**Your instructions**
Skip the pictures, please, and write out exactly the lines from the opening of the data through the line containing "var yTicks = [0, 2, 4, 6, 8, 10, 12];".

**Source excerpt**
## Start

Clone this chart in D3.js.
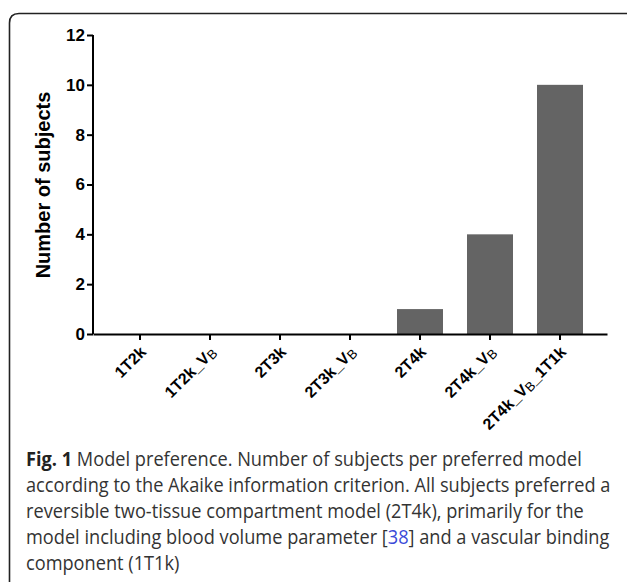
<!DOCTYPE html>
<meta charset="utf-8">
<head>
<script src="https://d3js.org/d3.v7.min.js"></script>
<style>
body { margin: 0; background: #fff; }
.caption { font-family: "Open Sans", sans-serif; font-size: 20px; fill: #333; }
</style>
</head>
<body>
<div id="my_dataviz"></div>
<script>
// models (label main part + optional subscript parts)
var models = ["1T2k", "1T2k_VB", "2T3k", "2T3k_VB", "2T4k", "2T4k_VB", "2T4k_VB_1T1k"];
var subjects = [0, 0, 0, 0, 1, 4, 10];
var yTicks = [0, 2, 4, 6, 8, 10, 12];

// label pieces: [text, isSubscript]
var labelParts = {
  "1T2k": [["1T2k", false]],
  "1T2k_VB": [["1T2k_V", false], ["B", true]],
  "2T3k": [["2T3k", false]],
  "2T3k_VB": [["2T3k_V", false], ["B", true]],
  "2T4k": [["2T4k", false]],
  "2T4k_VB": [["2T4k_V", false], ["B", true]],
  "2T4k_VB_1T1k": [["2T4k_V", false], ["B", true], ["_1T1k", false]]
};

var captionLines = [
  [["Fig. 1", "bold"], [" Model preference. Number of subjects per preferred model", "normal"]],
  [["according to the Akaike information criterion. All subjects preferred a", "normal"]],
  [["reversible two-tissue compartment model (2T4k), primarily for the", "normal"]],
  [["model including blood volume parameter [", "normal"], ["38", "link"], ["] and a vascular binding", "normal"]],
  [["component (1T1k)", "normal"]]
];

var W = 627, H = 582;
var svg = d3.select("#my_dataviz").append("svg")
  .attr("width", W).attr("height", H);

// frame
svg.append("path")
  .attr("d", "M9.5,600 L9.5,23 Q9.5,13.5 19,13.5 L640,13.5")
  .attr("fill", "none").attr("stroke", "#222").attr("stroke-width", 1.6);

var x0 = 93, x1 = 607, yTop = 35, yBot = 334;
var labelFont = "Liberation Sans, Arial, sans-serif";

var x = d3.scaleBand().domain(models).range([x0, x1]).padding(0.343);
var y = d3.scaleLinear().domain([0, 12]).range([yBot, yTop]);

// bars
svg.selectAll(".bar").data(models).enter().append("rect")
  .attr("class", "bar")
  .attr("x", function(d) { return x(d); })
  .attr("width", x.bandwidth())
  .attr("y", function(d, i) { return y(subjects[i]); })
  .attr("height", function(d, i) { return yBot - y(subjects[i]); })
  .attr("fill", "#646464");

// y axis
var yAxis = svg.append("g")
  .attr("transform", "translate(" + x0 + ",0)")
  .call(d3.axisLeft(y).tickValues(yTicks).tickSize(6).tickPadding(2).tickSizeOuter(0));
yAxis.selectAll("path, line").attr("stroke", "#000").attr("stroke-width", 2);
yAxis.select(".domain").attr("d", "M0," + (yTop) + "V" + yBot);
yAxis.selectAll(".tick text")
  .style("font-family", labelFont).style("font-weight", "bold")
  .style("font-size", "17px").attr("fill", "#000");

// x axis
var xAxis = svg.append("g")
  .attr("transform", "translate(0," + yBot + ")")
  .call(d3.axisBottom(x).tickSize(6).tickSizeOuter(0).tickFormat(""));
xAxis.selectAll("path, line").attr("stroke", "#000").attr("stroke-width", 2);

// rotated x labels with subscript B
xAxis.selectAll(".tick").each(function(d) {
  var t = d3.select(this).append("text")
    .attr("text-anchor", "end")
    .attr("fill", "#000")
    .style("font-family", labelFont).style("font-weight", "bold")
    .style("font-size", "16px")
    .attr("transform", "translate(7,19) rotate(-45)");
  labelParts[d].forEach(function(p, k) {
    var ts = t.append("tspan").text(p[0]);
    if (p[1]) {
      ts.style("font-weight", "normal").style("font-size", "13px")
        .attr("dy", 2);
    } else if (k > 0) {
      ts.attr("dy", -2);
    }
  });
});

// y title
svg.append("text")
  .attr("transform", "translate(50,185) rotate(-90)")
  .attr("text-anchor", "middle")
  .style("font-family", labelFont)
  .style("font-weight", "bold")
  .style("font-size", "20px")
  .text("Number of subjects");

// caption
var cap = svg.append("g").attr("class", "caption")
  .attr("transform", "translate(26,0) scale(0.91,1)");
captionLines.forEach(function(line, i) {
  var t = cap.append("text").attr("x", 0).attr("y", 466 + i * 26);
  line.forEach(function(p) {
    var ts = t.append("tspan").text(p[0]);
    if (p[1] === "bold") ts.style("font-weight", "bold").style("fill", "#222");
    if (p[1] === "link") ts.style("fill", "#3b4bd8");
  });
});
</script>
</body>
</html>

## End

**Expected output**
Clone this chart in D3.js.
<!DOCTYPE html>
<meta charset="utf-8">
<head>
<script src="https://d3js.org/d3.v7.min.js"></script>
<style>
body { margin: 0; background: #fff; }
.caption { font-family: "Open Sans", sans-serif; font-size: 20px; fill: #333; }
</style>
</head>
<body>
<div id="my_dataviz"></div>
<script>
// models (label main part + optional subscript parts)
var models = ["1T2k", "1T2k_VB", "2T3k", "2T3k_VB", "2T4k", "2T4k_VB", "2T4k_VB_1T1k"];
var subjects = [0, 0, 0, 0, 1, 4, 10];
var yTicks = [0, 2, 4, 6, 8, 10, 12];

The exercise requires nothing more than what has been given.